Obregon objects that he has a constitutional right to be released upon the service of his required court-ordered "mandatory minimum" sentence, and that his constitutional rights have been violated by the state's continued detention of him beyond January 14, 2014. Contrary to Obregon's arguments, he is not being held beyond the date his sentence expired and his sentence was not "commuted" to January 14, 2014. Rather, January 14, 2014, was merely the date that Obregon first became eligible for parole because he had served the mandatory minimum of two-thirds of his total forty-two year sentence.
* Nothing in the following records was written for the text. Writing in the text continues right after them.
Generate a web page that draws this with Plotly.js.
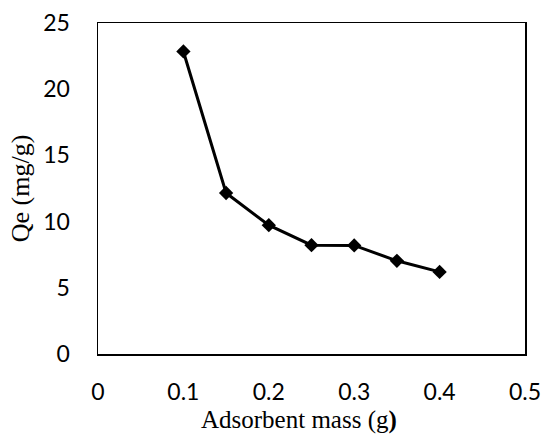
<!DOCTYPE html>
<html>
<head>
<meta charset="utf-8">
<script src="https://cdn.plot.ly/plotly-3.0.1.min.js"></script>
<style>html,body{margin:0;padding:0;background:#fff;}#chart{width:543px;height:434px;}</style>
</head>
<body>
<div id="chart"></div>
<script>
var massG = [0.1, 0.15, 0.2, 0.25, 0.3, 0.35, 0.4];
var qeMgG = [22.85, 12.16, 9.73, 8.22, 8.2, 7.04, 6.2];
var xTicks = [0, 0.1, 0.2, 0.3, 0.4, 0.5];
var xTickText = ["0", "0.1", "0.2", "0.3", "0.4", "0.5"];
var yTicks = [0, 5, 10, 15, 20, 25];

var trace = {
  x: massG, y: qeMgG, type: 'scatter', mode: 'lines+markers',
  line: {color: '#000', width: 3},
  marker: {symbol: 'diamond', size: 11, color: '#000'},
  showlegend: false
};
var tickFont = {family: 'Lato, "Noto Sans", sans-serif', size: 23, color: '#000'};
var xTitleFont = {family: '"Liberation Serif", "Times New Roman", serif', size: 25, color: '#000'};
var yTitleFont = {family: '"Liberation Serif", "Times New Roman", serif', size: 26, color: '#000'};
var layout = {
  width: 543, height: 434,
  margin: {l: 97.5, r: 18, t: 22.5, b: 80},
  paper_bgcolor: '#fff', plot_bgcolor: '#fff',
  xaxis: {
    range: [0, 0.5], tickvals: xTicks, ticktext: xTickText,
    showgrid: false, zeroline: false, showline: true, mirror: true,
    linecolor: '#000', linewidth: 1.5, ticks: '', ticklabelstandoff: 17,
    tickfont: tickFont
  },
  yaxis: {
    range: [0, 25], tickvals: yTicks,
    showgrid: false, zeroline: false, showline: true, mirror: true,
    linecolor: '#000', linewidth: 1.5, ticks: '', ticklabelstandoff: 22,
    tickfont: tickFont,
    title: {text: 'Qe (mg/g)', font: yTitleFont, standoff: 6}
  },
  annotations: [{
    text: 'Adsorbent mass (g<b>)</b>', xref: 'paper', yref: 'paper',
    x: 0.471, y: -0.2, xanchor: 'center', yanchor: 'middle',
    showarrow: false, font: xTitleFont
  }]
};
Plotly.newPlot('chart', [trace], layout, {staticPlot: true, displayModeBar: false});
</script>
</body>
</html>
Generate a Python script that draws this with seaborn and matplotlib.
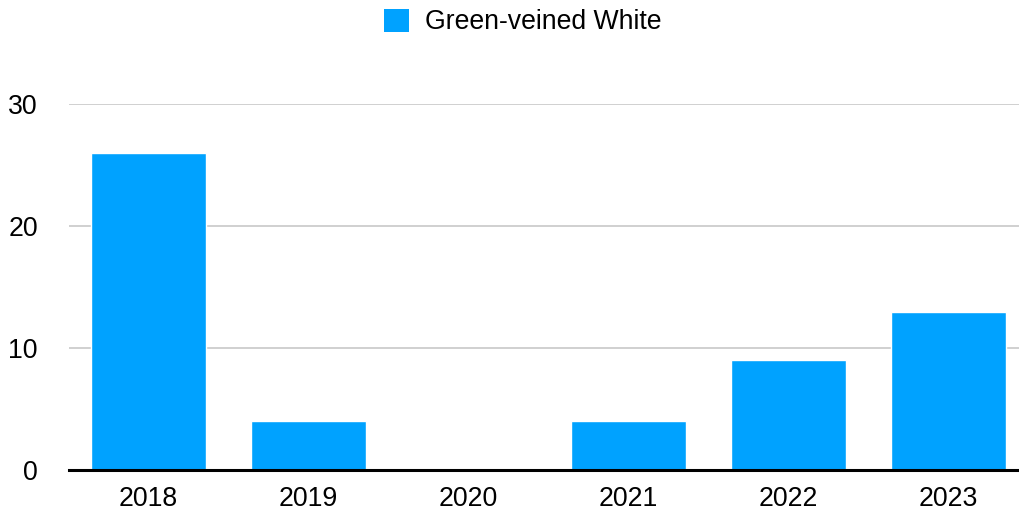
import matplotlib
matplotlib.use("Agg")
import matplotlib.pyplot as plt
from matplotlib.patches import Patch
import seaborn as sns

# Yearly counts
years = ["2018", "2019", "2020", "2021", "2022", "2023"]
counts = [26, 4, 0, 4, 9, 13]
series_name = "Green-veined White"
y_ticks = [0, 10, 20, 30]

BAR_COLOR = "#00A2FF"

sns.set_theme(style="white")
plt.rcParams["font.family"] = ["Liberation Sans", "DejaVu Sans"]
plt.rcParams["text.color"] = "black"

W, H = 1019, 512
fig = plt.figure(figsize=(W / 100, H / 100), dpi=100)
left, right, bottom, top = 68.5, 1019, 470, 104.3
ax = fig.add_axes([left / W, (H - bottom) / H, (right - left) / W, (bottom - top) / H])

sns.barplot(x=years, y=counts, color=BAR_COLOR, width=0.72, saturation=1,
            ax=ax, zorder=3)

ax.set_xlim(-0.5, (right - 148.5) / 160)
ax.set_ylim(0, 30)
ax.set_yticks(y_ticks)
ax.set_xlabel("")
ax.set_ylabel("")

ax.yaxis.grid(True, color="#c4c4c4", linewidth=1.1, zorder=0)
ax.xaxis.grid(False)
for s in ["top", "right", "left"]:
    ax.spines[s].set_visible(False)
ax.spines["bottom"].set_color("black")
ax.spines["bottom"].set_linewidth(2.2)
ax.spines["bottom"].set_zorder(4)

ax.tick_params(axis="both", length=0, labelsize=19.2, colors="black")
ax.tick_params(axis="y", pad=22)
ax.tick_params(axis="x", pad=11.5)

handle = Patch(facecolor=BAR_COLOR, edgecolor="none")
fig.legend([handle], [series_name], loc="center",
           bbox_to_anchor=(523 / W, 1 - 22 / H), frameon=False,
           fontsize=19.2, handlelength=0.95, handleheight=0.95,
           handletextpad=0.6, borderpad=0, labelcolor="black")

fig.savefig("out.png", dpi=100)
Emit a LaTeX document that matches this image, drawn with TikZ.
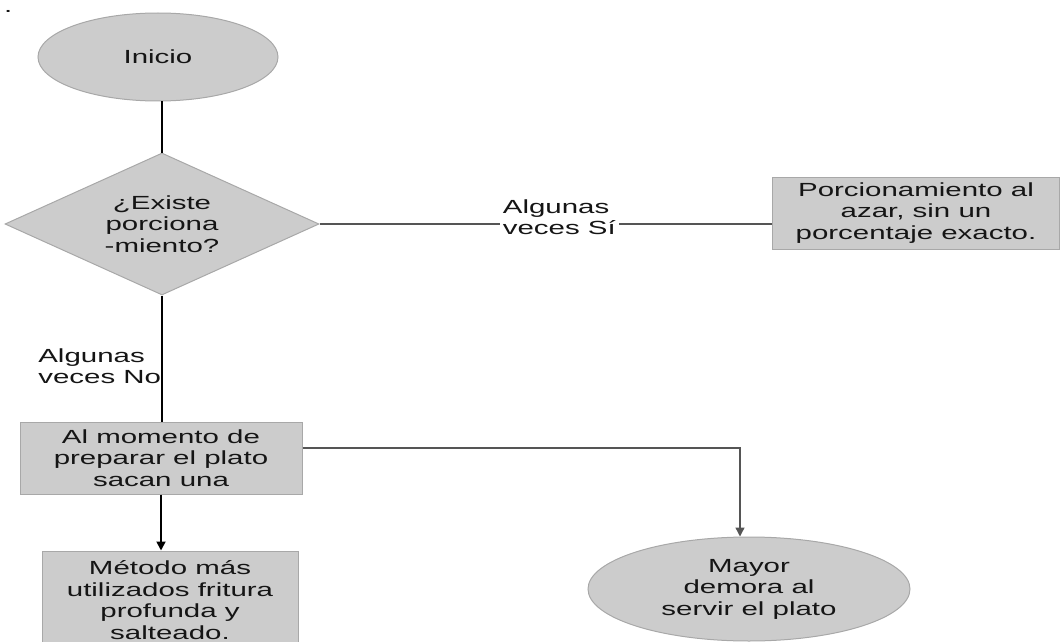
\documentclass[tikz,border=0pt]{standalone}
\usepackage{fontspec}
\setmainfont{Liberation Sans}[FakeStretch=1.55]
\usetikzlibrary{shapes.geometric,arrows.meta}
\definecolor{boxfill}{HTML}{CCCCCC}
\definecolor{boxedge}{HTML}{A8A8A8}
\definecolor{textc}{HTML}{151515}
\definecolor{grayline}{HTML}{555555}
\begin{document}
\begin{tikzpicture}[x=1pt,y=1pt,
  every node/.style={font=\fontsize{19}{21.5}\selectfont, text=textc},
  shapebox/.style={draw=boxedge, line width=1pt, fill=boxfill, align=center, inner sep=0pt},
  procbox/.style={shapebox, rectangle},
  termbox/.style={shapebox, ellipse},
  decbox/.style={shapebox, diamond},
  conn/.style={line width=1.8pt, draw=black},
  sideconn/.style={line width=1.4pt, draw=grayline},
  tip/.style={-{Triangle[width=9pt,length=9pt]}},
  lbl/.style={align=left, inner sep=0pt}
]
\useasboundingbox (0,0) rectangle (1061,-642);

\node[anchor=base west, inner sep=0pt] (dot) at (4,-13) {.};

\node[termbox, minimum width=240, minimum height=88] (inicio) at (158,-57) {Inicio};
\node[decbox, aspect=2.2, minimum width=314, minimum height=142] (dia) at (162,-224)
  {¿Existe\\porciona\\-miento?};
\node[procbox, minimum width=287, minimum height=72] (porc) at (916,-213)
  {Porcionamiento al\\azar, sin un\\porcentaje exacto.};
\node[procbox, minimum width=282, minimum height=72] (box1) at (161,-458)
  {Al momento de\\preparar el plato\\sacan una};
\node[procbox, minimum width=256, minimum height=98] (metodo) at (170,-600)
  {Método más\\utilizados fritura\\profunda y\\salteado.};
\node[termbox, minimum width=322, minimum height=104] (mayor) at (749,-589)
  {Mayor\\demora al\\servir el plato};

\draw[conn] (dia.north |- inicio.south) -- (dia.north);
\draw[conn] (dia.south) -- node[lbl, pos=0.56, anchor=east] (lblno) {Algunas\\veces No} (dia.south |- box1.north);
\draw[sideconn] (dia.east) -- node[lbl, pos=0.53, yshift=7pt, fill=white, inner sep=3pt] (lblsi) {Algunas\\veces Sí} (dia.east -| porc.west);
\draw[conn, tip] (box1.south) -- (box1.south |- metodo.north);
\draw[sideconn, tip] ([yshift=10pt]box1.east) -| ([xshift=-9pt]mayor.north);
\end{tikzpicture}
\end{document}
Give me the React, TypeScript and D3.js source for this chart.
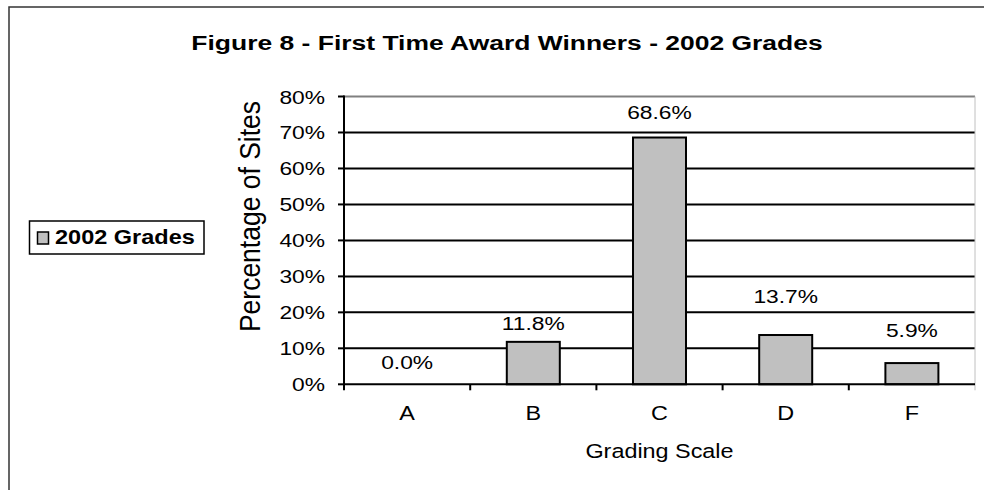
import React from "react";
import * as d3 from "d3";

const categories = ["A", "B", "C", "D", "F"];
const values = [0.0, 11.8, 68.6, 13.7, 5.9];
const valueLabels = ["0.0%", "11.8%", "68.6%", "13.7%", "5.9%"];
// vertical lift of each data label above its bar, in percentage points
const labelLift = [4.2, 3.3, 5.2, 8.9, 7.2];
const yTicks = [0, 10, 20, 30, 40, 50, 60, 70, 80];
const seriesName = "2002 Grades";
const titleText = "Figure 8 - First Time Award Winners - 2002 Grades";
const xTitle = "Grading Scale";
const yTitle = "Percentage of Sites";

const W = 984;
const H = 490;
const plot = { left: 344, right: 975, top: 96.5, bottom: 384.3 };
const FONT = "'Liberation Sans', Arial, Helvetica, sans-serif";
const SX = 1.2;

function T(props: any) {
  const { x, y, sx = SX, size, anchor = "start", weight = "normal", children, rotate } = props;
  const tr = rotate
    ? `translate(${x},${y}) scale(${sx},1) rotate(${rotate})`
    : `translate(${x},${y}) scale(${sx},1)`;
  return (
    <text
      transform={tr}
      fontSize={size}
      textAnchor={anchor}
      fontWeight={weight}
      fontFamily={FONT}
      fill="#000"
    >
      {children}
    </text>
  );
}

export default function App() {
  const x = d3.scaleBand<string>().domain(categories).range([plot.left, plot.right]).paddingInner(0).paddingOuter(0);
  const y = d3.scaleLinear().domain([0, 80]).range([plot.bottom, plot.top]);
  const bw = x.bandwidth() * 0.42;
  const bandEdges = categories.map((c) => x(c)!).concat([plot.right]);

  return (
    <svg width={W} height={H} style={{ position: "absolute", left: 0, top: 0, background: "#fff" }}>
      <rect x={0} y={0} width={W} height={H} fill="#fff" />
      {/* outer frame */}
      <rect x={9} y={7} width={1000} height={520} fill="none" stroke="#333" strokeWidth={1.5} />

      {/* title */}
      <T x={507} y={50} size={21} weight="bold" sx={1.26} anchor="middle">{titleText}</T>

      {/* plot area */}
      <rect x={plot.left} y={y(80)} width={plot.right - plot.left} height={plot.bottom - y(80)} fill="#fff" />
      {/* gridlines */}
      {yTicks.filter((t) => t > 0 && t < 80).map((t) => (
        <line key={t} x1={plot.left} x2={plot.right} y1={y(t)} y2={y(t)} stroke="#000" strokeWidth={2} />
      ))}
      {/* top and right border */}
      <line x1={plot.left} x2={plot.right} y1={y(80)} y2={y(80)} stroke="#808080" strokeWidth={2} />
      <line x1={plot.right} x2={plot.right} y1={y(80)} y2={plot.bottom + 6} stroke="#c0c0c0" strokeWidth={1} />

      {/* bars */}
      {categories.map((c, i) => {
        const cx = x(c)! + x.bandwidth() / 2;
        const v = values[i];
        if (v <= 0) return null;
        return (
          <rect key={c} x={cx - bw / 2} y={y(v)} width={bw} height={y(0) - y(v)} fill="#c0c0c0" stroke="#000" strokeWidth={2} />
        );
      })}

      {/* x axis */}
      <line x1={plot.left} x2={plot.right} y1={y(0)} y2={y(0)} stroke="#000" strokeWidth={2} />
      {bandEdges.slice(1, -1).map((e, i) => (
        <line key={i} x1={e} x2={e} y1={y(0)} y2={y(0) + 6} stroke="#000" strokeWidth={2} />
      ))}
      {/* y axis */}
      <line x1={plot.left} x2={plot.left} y1={y(80) - 1} y2={y(0) + 6} stroke="#000" strokeWidth={2} />
      {yTicks.map((t) => (
        <g key={t}>
          <line x1={plot.left - 6} x2={plot.left} y1={y(t)} y2={y(t)} stroke="#000" strokeWidth={2} />
          <T x={325} y={y(t) + 7} size={19} anchor="end">{`${t}%`}</T>
        </g>
      ))}

      {/* data labels */}
      {categories.map((c, i) => (
        <T key={c} x={x(c)! + x.bandwidth() / 2} y={y(values[i] + labelLift[i])} size={19} anchor="middle">
          {valueLabels[i]}
        </T>
      ))}

      {/* category labels */}
      {categories.map((c) => (
        <T key={c} x={x(c)! + x.bandwidth() / 2} y={420} size={19.5} anchor="middle">{c}</T>
      ))}

      {/* axis titles */}
      <T x={659.5} y={458} size={19.5} anchor="middle">{xTitle}</T>
      <T x={260} y={216.5} size={26.5} sx={1.1} anchor="middle" rotate={-90}>{yTitle}</T>

      {/* legend */}
      <rect x={29.5} y={221} width={174.5} height={33} fill="#fff" stroke="#000" strokeWidth={1.5} />
      <rect x={37.5} y={232} width={11} height={12} fill="#c0c0c0" stroke="#000" strokeWidth={1.5} />
      <T x={55} y={243.5} size={21} weight="bold" sx={1.12}>{seriesName}</T>
    </svg>
  );
}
Thus, the Court will reject Obregon's objection that he is being held after his sentence expired.

Further, that Obregon became eligible for parole on January 14, 2014, does not mean that he had the right to be released on that date. See Greenholtz v. Nebraska Penal Inmates, 442 U.S. 1, 7 (1979) (no constitutional right to be released before expiration of a valid sentence). To the contrary, where a state, such as Arizona, provides for release on parole, Due Process requires only that the state have fair procedures in place for seeking such release, and this Court's review of the denial of parole is limited to the application of the state's procedures. See Swarthout v. Cooke, 562 U.S. 216, 220 (2011). Obregon does not challenge the state's procedures for seeking parole, or how those procedures were applied to him. Accordingly, the Court will reject Obregon's objection that he had the right to be released on January 14, 2014, and his challenges to the denial of parole.

IT IS ORDERED that the Magistrate Judge's Report and Recommendation (Doc. 14) is accepted and adopted by the Court.

IT IS FURTHER ORDERED that the petitioner's Petition Under 28 U.S.C. § 2254 for a Writ of Habeas Corpus by a Person in State Custody is Denied and that this action is dismissed. The Clerk of the Court shall enter judgment accordingly.

IT IS FURTHER ORDERED that no certificate of appealability shall be issued and that the petitioner is not entitled to appeal in forma pauperis because the petitioner has not made a substantial showing of the denial of a constitutional right in that he has failed to demonstrate that reasonable jurists would find the Court's assessment of his constitutional claims to be debatable or wrong.